You are given a 2D integer array descriptions where descriptions[i] = [parenti, childi, isLefti] indicates that parenti is the parent of childi in a binary tree of unique values. Furthermore,
If isLefti == 1, then childi is the left child of parenti.
If isLefti == 0, then childi is the right child of parenti.
Construct the binary tree described by descriptions and return its root.
The test cases will be generated such that the binary tree is valid.
Example 1:
Input: descriptions = [[20,15,1],[20,17,0],[50,20,1],[50,80,0],[80,19,1]]
Output: [50,20,80,15,17,19]
Explanation: The root node is the node with value 50 since it has no parent.
The resulting binary tree is shown in the diagram.
Approach:- Access of elements needs to be faster for creation of tree, along with simple framework for creation of binary tree. Can use HashMap for first usecase. Also can store children in a set such that the root can almost never-ever be a child right?

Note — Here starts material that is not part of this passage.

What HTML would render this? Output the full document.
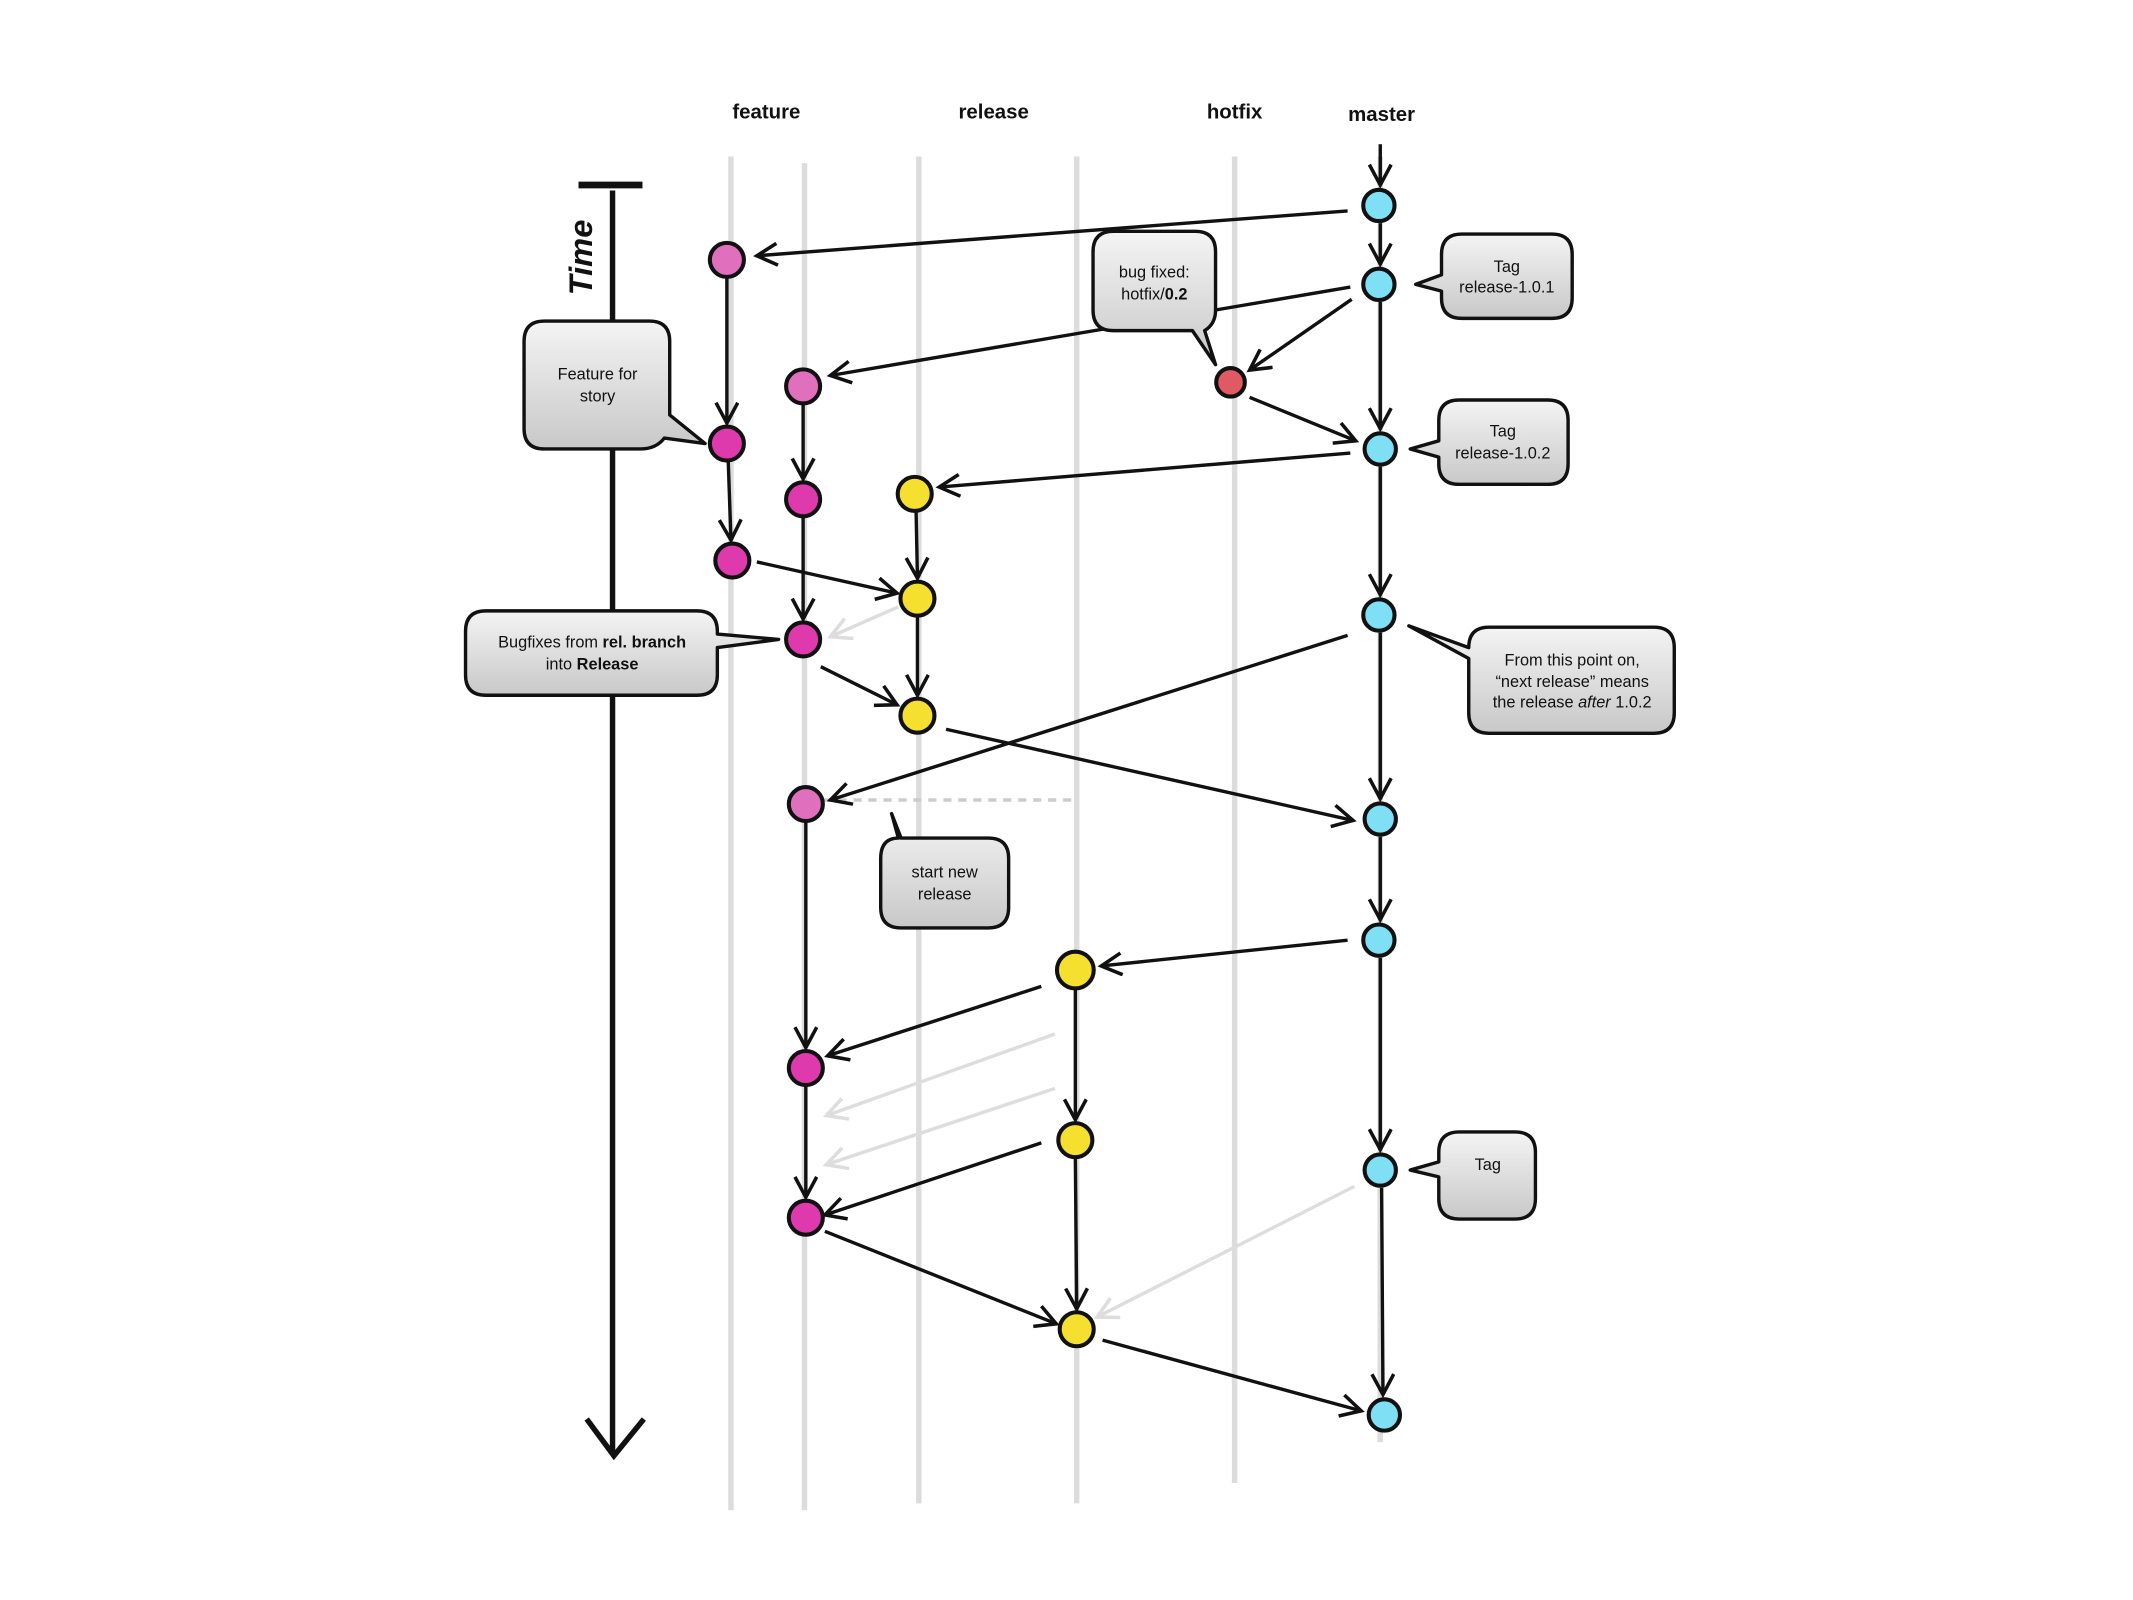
<!DOCTYPE html>
<html><head><meta charset="utf-8"><style>
html,body{margin:0;padding:0;background:#fff;}
svg{display:block;}
text{font-family:"Liberation Sans",sans-serif;}
</style></head><body>
<svg width="2133" height="1600" viewBox="0 0 1567 1176" preserveAspectRatio="none" xmlns="http://www.w3.org/2000/svg">
<defs>
<marker id="a" markerUnits="userSpaceOnUse" markerWidth="20" markerHeight="20" refX="17" refY="9" orient="auto">
<path d="M2,1 L17,9 L2,17" fill="none" stroke="#111" stroke-width="2.6"/>
</marker>
<marker id="g" markerUnits="userSpaceOnUse" markerWidth="20" markerHeight="20" refX="17" refY="9" orient="auto">
<path d="M2,1 L17,9 L2,17" fill="none" stroke="#ddd" stroke-width="2.6"/>
</marker>
<linearGradient id="bx" x1="0" y1="0" x2="0" y2="1"><stop offset="0" stop-color="#f4f4f4"/><stop offset="1" stop-color="#c8c8c8"/></linearGradient>
</defs>

<g stroke="#dcdcdc" stroke-width="4">
<line x1="537" y1="115" x2="537" y2="1110"/>
<line x1="591" y1="120" x2="591" y2="1110"/>
<line x1="675" y1="115" x2="675" y2="1105"/>
<line x1="791" y1="115" x2="791" y2="1105"/>
<line x1="907" y1="115" x2="907" y2="1090"/>
<line x1="1014" y1="115" x2="1014" y2="1060"/>
</g>

<g font-weight="bold" font-size="15" text-anchor="middle" fill="#111">
<text x="563" y="87">feature</text>
<text x="730" y="87">release</text>
<text x="907" y="87">hotfix</text>
<text x="1015" y="89">master</text>
</g>

<line x1="425" y1="136" x2="472" y2="136" stroke="#111" stroke-width="5"/>
<line x1="450" y1="140" x2="450" y2="1068" stroke="#111" stroke-width="4"/>
<path d="M431,1043 L451,1070 L473,1043" fill="none" stroke="#111" stroke-width="4"/>
<text transform="translate(435,217) rotate(-90)" font-size="24" font-weight="bold" font-style="italic" fill="#111">Time</text>

<g stroke="#ddd" stroke-width="2.5" fill="none" marker-end="url(#g)">
<line x1="660" y1="446" x2="610" y2="468"/>
<line x1="775" y1="760" x2="607" y2="820"/>
<line x1="775" y1="800" x2="607" y2="856"/>
<line x1="995" y1="872" x2="806" y2="968"/>
</g>
<line x1="605" y1="588" x2="792" y2="588" stroke="#ccc" stroke-width="2.5" stroke-dasharray="6,5"/>

<g stroke="#111" stroke-width="2.5" fill="none" marker-end="url(#a)">
<line x1="1014" y1="106" x2="1014" y2="136"/>
<line x1="1014" y1="164" x2="1014" y2="194"/>
<line x1="1014" y1="222" x2="1014" y2="315"/>
<line x1="1014" y1="343" x2="1014" y2="437"/>
<line x1="1014" y1="465" x2="1014" y2="587"/>
<line x1="1014" y1="615" x2="1014" y2="676"/>
<line x1="1014" y1="704" x2="1014" y2="845"/>
<line x1="1015" y1="873" x2="1016" y2="1025"/>
<line x1="990" y1="155" x2="556" y2="188"/>
<line x1="992" y1="211" x2="610" y2="276"/>
<line x1="993" y1="220" x2="918" y2="272"/>
<line x1="918" y1="292" x2="996" y2="324"/>
<line x1="992" y1="333" x2="690" y2="358"/>
<line x1="534" y1="204" x2="534" y2="311"/>
<line x1="590" y1="297" x2="590" y2="352"/>
<line x1="535" y1="339" x2="537" y2="397"/>
<line x1="590" y1="380" x2="590" y2="455"/>
<line x1="556" y1="413" x2="659" y2="436"/>
<line x1="673" y1="376" x2="674" y2="425"/>
<line x1="674" y1="453" x2="674" y2="511"/>
<line x1="603" y1="490" x2="659" y2="518"/>
<line x1="695" y1="536" x2="994" y2="603"/>
<line x1="990" y1="467" x2="610" y2="588"/>
<line x1="592" y1="604" x2="592" y2="770"/>
<line x1="990" y1="691" x2="809" y2="710"/>
<line x1="765" y1="725" x2="608" y2="776"/>
<line x1="790" y1="726" x2="790" y2="823"/>
<line x1="765" y1="840" x2="606" y2="893"/>
<line x1="592" y1="798" x2="592" y2="880"/>
<line x1="606" y1="905" x2="776" y2="973"/>
<line x1="790" y1="851" x2="791" y2="962"/>
<line x1="810" y1="985" x2="1000" y2="1037"/>
</g>

<g stroke="#111" stroke-width="3">
<g fill="#7fe0f5">
<circle cx="1013" cy="151" r="11.5"/><circle cx="1013" cy="209" r="11.5"/><circle cx="1014" cy="330" r="11.5"/><circle cx="1013" cy="452" r="11.5"/><circle cx="1014" cy="602" r="11.5"/><circle cx="1013" cy="691" r="11.5"/><circle cx="1014" cy="860" r="11.5"/><circle cx="1017" cy="1040" r="11.5"/>
</g>
<circle cx="904" cy="281" r="10.5" fill="#e05a66"/>
<g fill="#e070bd">
<circle cx="534" cy="191" r="12.5"/><circle cx="590" cy="284" r="12.5"/><circle cx="592" cy="591" r="12.5"/>
</g>
<g fill="#de3aae">
<circle cx="534" cy="326" r="12.5"/><circle cx="590" cy="367" r="12.5"/><circle cx="538" cy="412" r="12.5"/><circle cx="590" cy="470" r="12.5"/><circle cx="592" cy="785" r="12.5"/><circle cx="592" cy="895" r="12.5"/>
</g>
<g fill="#f5e030">
<circle cx="672" cy="363" r="12.5"/><circle cx="674" cy="440" r="12.5"/><circle cx="674" cy="526" r="12.5"/><circle cx="790" cy="713" r="13.5"/><circle cx="790" cy="838" r="12.5"/><circle cx="791" cy="977" r="12.5"/>
</g>
</g>

<g fill="url(#bx)" stroke="#111" stroke-width="2.5" stroke-linejoin="round">
<path d="M400,236 H477 Q492,236 492,251 V305 L518,326 L488,322 Q482,330 470,330 H400 Q385,330 385,315 V251 Q385,236 400,236 Z"/>
<path d="M357,449 H512 Q527,449 527,464 V466 L572,470 L527,476 V496 Q527,511 512,511 H357 Q342,511 342,496 V464 Q342,449 357,449 Z"/>
<path d="M818,170 H878 Q893,170 893,185 V228 Q893,238 885,243 L893,268 L876,243 H818 Q803,243 803,228 V185 Q803,170 818,170 Z"/>
<path d="M1074,172 H1140 Q1155,172 1155,187 V219 Q1155,234 1140,234 H1074 Q1059,234 1059,219 V214 L1040,209 L1059,202 V187 Q1059,172 1074,172 Z"/>
<path d="M1072,294 H1137 Q1152,294 1152,309 V341 Q1152,356 1137,356 H1072 Q1057,356 1057,341 V336 L1036,330 L1057,324 V309 Q1057,294 1072,294 Z"/>
<path d="M1094,461 H1215 Q1230,461 1230,476 V524 Q1230,539 1215,539 H1094 Q1079,539 1079,524 V484 L1035,460 L1079,476 Q1079,461 1094,461 Z"/>
<path d="M662,616 H726 Q741,616 741,631 V667 Q741,682 726,682 H662 Q647,682 647,667 V631 Q647,616 660,616 L655,598 Z"/>
<path d="M1072,832 H1113 Q1128,832 1128,847 V881 Q1128,896 1113,896 H1072 Q1057,896 1057,881 V865 L1036,860 L1057,854 V847 Q1057,832 1072,832 Z"/>
</g>
<g font-size="12" fill="#111" text-anchor="middle">
<text x="439" y="279">Feature for</text><text x="439" y="295">story</text>
<text x="435" y="476">Bugfixes from <tspan font-weight="bold">rel. branch</tspan></text>
<text x="435" y="492">into <tspan font-weight="bold">Release</tspan></text>
<text x="848" y="204">bug fixed:</text><text x="848" y="220">hotfix/<tspan font-weight="bold">0.2</tspan></text>
<text x="1107" y="200">Tag</text><text x="1107" y="215">release-1.0.1</text>
<text x="1104" y="321">Tag</text><text x="1104" y="337">release-1.0.2</text>
<text x="1155" y="489">From this point on,</text>
<text x="1155" y="505">“next release” means</text>
<text x="1155" y="520">the release <tspan font-style="italic">after</tspan> 1.0.2</text>
<text x="694" y="645">start new</text><text x="694" y="661">release</text>
<text x="1093" y="860">Tag</text>
</g>
</svg>
</body></html>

public TreeNode createBinaryTree(int[][] descriptions) {
HashMap<Integer, TreeNode> map = new HashMap<Integer, TreeNode>();
Set<Integer> children = new HashSet<>();
int root = -1;
for(int [] description: descriptions){
int parent = description[0];
int child = description[1];
int isLeft = description[2];
children.add(child);
TreeNode node = map.getOrDefault(parent, new TreeNode(parent));
if(isLeft==1){
node.left = map.getOrDefault(child, new TreeNode(child));
map.put(child, node.left);
} else {
node.right = map.getOrDefault(child, new TreeNode(child));
map.put(child, node.right);
}
map.put(parent, node);
}
for(int [] description: descriptions){
if(!children.contains(description[0])){
root = description[0];
break;
}
}
return map.getOrDefault(root, null);
}
Time complexity - O(n) Space complexity - O(n)